- _Problem statement_
Below this line are records; write out exactly the lines from the one containing "Emit a Python" through the one containing "return fig.add_axes([x0 /", with the pictures left out.

- _Data extract_
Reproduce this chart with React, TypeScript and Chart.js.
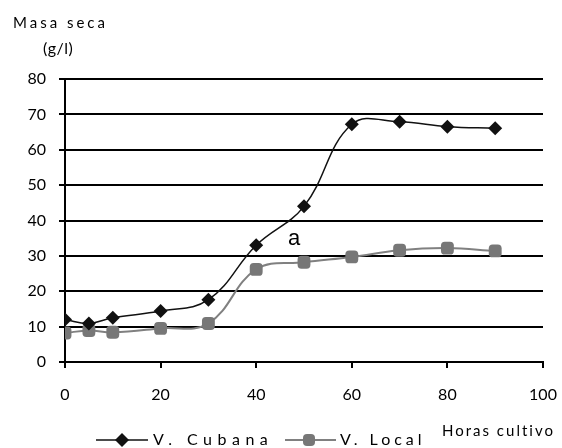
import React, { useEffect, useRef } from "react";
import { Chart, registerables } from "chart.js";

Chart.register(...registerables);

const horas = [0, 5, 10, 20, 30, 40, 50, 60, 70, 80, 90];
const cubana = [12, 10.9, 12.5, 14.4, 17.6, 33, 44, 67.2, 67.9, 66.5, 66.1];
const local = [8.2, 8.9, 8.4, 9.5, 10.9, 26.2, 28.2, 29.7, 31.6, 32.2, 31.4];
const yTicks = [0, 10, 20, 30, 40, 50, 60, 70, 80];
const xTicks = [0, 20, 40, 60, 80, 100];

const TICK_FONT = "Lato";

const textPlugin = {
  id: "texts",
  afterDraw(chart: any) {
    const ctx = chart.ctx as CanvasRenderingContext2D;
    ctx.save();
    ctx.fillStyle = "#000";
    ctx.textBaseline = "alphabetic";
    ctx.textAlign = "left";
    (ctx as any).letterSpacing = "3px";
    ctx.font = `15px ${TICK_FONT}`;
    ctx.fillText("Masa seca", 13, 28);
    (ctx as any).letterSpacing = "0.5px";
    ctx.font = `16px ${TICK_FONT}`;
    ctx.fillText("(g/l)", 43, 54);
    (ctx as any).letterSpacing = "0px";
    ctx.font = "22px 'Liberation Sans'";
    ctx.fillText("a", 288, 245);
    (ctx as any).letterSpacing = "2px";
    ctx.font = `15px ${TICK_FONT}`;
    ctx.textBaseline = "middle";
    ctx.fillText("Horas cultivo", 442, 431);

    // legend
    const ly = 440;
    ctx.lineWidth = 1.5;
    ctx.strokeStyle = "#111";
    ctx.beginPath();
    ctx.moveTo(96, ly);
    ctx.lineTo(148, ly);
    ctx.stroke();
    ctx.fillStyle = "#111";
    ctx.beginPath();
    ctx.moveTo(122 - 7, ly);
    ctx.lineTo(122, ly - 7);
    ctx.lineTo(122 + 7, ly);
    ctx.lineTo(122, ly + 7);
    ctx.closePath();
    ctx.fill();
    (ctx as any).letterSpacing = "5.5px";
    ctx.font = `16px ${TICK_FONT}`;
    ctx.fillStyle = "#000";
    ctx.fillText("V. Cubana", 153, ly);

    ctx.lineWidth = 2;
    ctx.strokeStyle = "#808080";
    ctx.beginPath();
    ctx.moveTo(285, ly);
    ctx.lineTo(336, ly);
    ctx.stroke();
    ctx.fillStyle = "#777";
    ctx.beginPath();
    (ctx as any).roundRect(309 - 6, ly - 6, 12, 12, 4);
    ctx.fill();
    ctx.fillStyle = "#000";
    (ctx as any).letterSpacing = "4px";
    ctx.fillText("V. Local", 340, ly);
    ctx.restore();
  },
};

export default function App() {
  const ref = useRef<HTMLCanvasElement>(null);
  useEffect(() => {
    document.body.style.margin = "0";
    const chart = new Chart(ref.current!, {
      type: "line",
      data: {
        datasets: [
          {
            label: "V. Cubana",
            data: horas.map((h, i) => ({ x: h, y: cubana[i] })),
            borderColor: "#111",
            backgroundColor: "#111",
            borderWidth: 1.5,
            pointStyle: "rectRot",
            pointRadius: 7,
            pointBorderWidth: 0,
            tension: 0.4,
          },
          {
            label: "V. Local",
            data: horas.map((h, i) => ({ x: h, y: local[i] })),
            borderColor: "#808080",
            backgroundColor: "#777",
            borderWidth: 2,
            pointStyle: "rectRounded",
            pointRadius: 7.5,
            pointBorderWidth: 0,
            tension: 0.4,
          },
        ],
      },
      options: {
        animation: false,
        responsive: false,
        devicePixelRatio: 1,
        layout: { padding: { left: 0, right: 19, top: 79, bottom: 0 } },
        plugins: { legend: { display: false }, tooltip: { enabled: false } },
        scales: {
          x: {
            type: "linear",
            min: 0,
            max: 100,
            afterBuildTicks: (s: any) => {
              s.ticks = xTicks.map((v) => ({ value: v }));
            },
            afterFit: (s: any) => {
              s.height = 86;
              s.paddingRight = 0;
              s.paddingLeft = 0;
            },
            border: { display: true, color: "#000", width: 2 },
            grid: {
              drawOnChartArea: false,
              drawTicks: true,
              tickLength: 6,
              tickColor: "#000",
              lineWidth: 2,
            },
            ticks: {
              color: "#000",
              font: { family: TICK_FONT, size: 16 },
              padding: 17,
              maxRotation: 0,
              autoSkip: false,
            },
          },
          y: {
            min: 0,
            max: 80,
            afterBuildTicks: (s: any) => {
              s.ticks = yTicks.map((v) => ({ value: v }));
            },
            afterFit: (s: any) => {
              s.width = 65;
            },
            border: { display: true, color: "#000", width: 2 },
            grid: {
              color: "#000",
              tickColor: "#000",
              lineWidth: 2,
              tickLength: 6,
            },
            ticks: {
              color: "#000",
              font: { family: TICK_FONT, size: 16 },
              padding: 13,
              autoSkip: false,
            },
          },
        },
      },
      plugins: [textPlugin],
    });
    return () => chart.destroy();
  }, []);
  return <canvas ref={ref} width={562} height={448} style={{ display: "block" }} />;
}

--

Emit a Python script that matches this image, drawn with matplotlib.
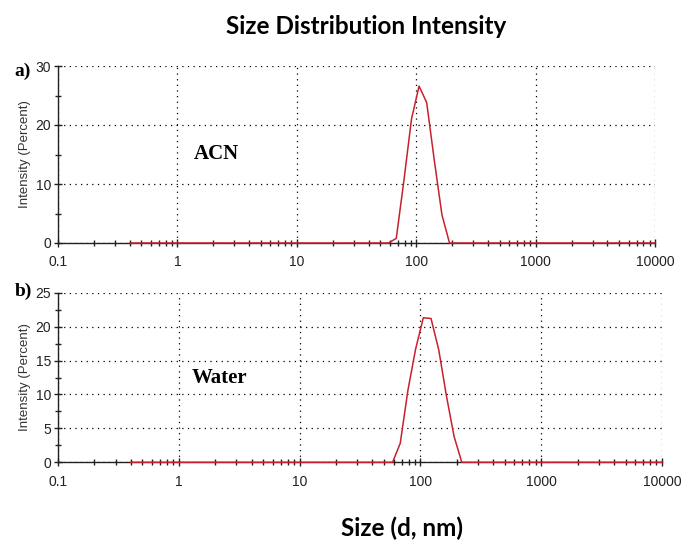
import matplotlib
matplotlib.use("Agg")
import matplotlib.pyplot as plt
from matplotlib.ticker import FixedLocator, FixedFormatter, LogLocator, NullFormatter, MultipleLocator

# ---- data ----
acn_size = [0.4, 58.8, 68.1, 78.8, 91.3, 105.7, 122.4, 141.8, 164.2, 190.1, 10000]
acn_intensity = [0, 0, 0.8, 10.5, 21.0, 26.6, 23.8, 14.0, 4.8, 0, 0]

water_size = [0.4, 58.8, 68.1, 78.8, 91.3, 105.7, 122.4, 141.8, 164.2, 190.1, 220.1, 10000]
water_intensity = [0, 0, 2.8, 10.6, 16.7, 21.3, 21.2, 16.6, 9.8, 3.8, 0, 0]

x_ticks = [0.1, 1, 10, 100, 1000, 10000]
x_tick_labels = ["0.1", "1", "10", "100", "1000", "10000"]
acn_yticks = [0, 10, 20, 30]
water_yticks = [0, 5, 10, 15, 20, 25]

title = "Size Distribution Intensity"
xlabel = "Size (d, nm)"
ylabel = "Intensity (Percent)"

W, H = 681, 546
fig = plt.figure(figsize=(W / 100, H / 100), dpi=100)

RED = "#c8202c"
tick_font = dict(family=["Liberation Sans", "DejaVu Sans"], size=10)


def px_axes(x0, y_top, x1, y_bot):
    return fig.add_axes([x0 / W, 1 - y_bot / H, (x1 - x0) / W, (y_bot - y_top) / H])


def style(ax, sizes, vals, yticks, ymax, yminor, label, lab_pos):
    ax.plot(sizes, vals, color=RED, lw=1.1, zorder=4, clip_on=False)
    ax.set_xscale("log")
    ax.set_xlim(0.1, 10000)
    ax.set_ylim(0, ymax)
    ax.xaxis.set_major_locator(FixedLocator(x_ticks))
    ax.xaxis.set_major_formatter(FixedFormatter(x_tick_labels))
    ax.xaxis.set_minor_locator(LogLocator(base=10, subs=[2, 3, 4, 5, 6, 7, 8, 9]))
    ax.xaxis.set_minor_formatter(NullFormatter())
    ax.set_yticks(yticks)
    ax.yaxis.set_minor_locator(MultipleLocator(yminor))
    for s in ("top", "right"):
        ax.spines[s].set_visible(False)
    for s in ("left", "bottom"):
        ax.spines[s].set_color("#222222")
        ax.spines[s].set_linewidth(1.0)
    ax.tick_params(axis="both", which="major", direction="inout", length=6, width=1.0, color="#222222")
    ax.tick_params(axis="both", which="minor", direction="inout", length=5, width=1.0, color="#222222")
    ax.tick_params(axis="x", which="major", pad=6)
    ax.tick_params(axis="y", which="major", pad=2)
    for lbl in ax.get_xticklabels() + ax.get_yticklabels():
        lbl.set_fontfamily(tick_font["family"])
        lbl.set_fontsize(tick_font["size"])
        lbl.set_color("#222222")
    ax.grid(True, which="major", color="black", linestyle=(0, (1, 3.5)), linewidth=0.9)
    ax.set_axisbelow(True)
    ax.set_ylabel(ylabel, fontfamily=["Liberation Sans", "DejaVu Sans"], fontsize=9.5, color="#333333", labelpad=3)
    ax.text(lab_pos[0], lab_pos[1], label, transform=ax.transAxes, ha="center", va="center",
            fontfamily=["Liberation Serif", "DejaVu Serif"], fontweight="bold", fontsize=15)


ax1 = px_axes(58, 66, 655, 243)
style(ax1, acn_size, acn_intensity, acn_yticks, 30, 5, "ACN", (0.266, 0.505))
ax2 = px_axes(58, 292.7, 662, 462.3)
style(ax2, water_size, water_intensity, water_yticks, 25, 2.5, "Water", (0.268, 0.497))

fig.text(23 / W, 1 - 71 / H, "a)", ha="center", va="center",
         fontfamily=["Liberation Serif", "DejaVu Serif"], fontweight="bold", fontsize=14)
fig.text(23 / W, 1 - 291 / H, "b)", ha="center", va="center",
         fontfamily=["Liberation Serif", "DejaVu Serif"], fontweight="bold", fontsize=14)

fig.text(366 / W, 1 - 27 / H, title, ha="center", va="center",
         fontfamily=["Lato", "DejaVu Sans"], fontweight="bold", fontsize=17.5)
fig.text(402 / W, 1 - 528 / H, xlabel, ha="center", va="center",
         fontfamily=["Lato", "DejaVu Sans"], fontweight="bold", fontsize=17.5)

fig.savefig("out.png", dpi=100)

- _The solution_
Emit a Python script that matches this image, drawn with matplotlib.
import matplotlib
matplotlib.use("Agg")
import matplotlib.pyplot as plt
from matplotlib.ticker import FixedLocator, FixedFormatter, LogLocator, NullFormatter, MultipleLocator

# ---- data ----
acn_size = [0.4, 58.8, 68.1, 78.8, 91.3, 105.7, 122.4, 141.8, 164.2, 190.1, 10000]
acn_intensity = [0, 0, 0.8, 10.5, 21.0, 26.6, 23.8, 14.0, 4.8, 0, 0]

water_size = [0.4, 58.8, 68.1, 78.8, 91.3, 105.7, 122.4, 141.8, 164.2, 190.1, 220.1, 10000]
water_intensity = [0, 0, 2.8, 10.6, 16.7, 21.3, 21.2, 16.6, 9.8, 3.8, 0, 0]

x_ticks = [0.1, 1, 10, 100, 1000, 10000]
x_tick_labels = ["0.1", "1", "10", "100", "1000", "10000"]
acn_yticks = [0, 10, 20, 30]
water_yticks = [0, 5, 10, 15, 20, 25]

title = "Size Distribution Intensity"
xlabel = "Size (d, nm)"
ylabel = "Intensity (Percent)"

W, H = 681, 546
fig = plt.figure(figsize=(W / 100, H / 100), dpi=100)

RED = "#c8202c"
tick_font = dict(family=["Liberation Sans", "DejaVu Sans"], size=10)


def px_axes(x0, y_top, x1, y_bot):
    return fig.add_axes([x0 / W, 1 - y_bot / H, (x1 - x0) / W, (y_bot - y_top) / H])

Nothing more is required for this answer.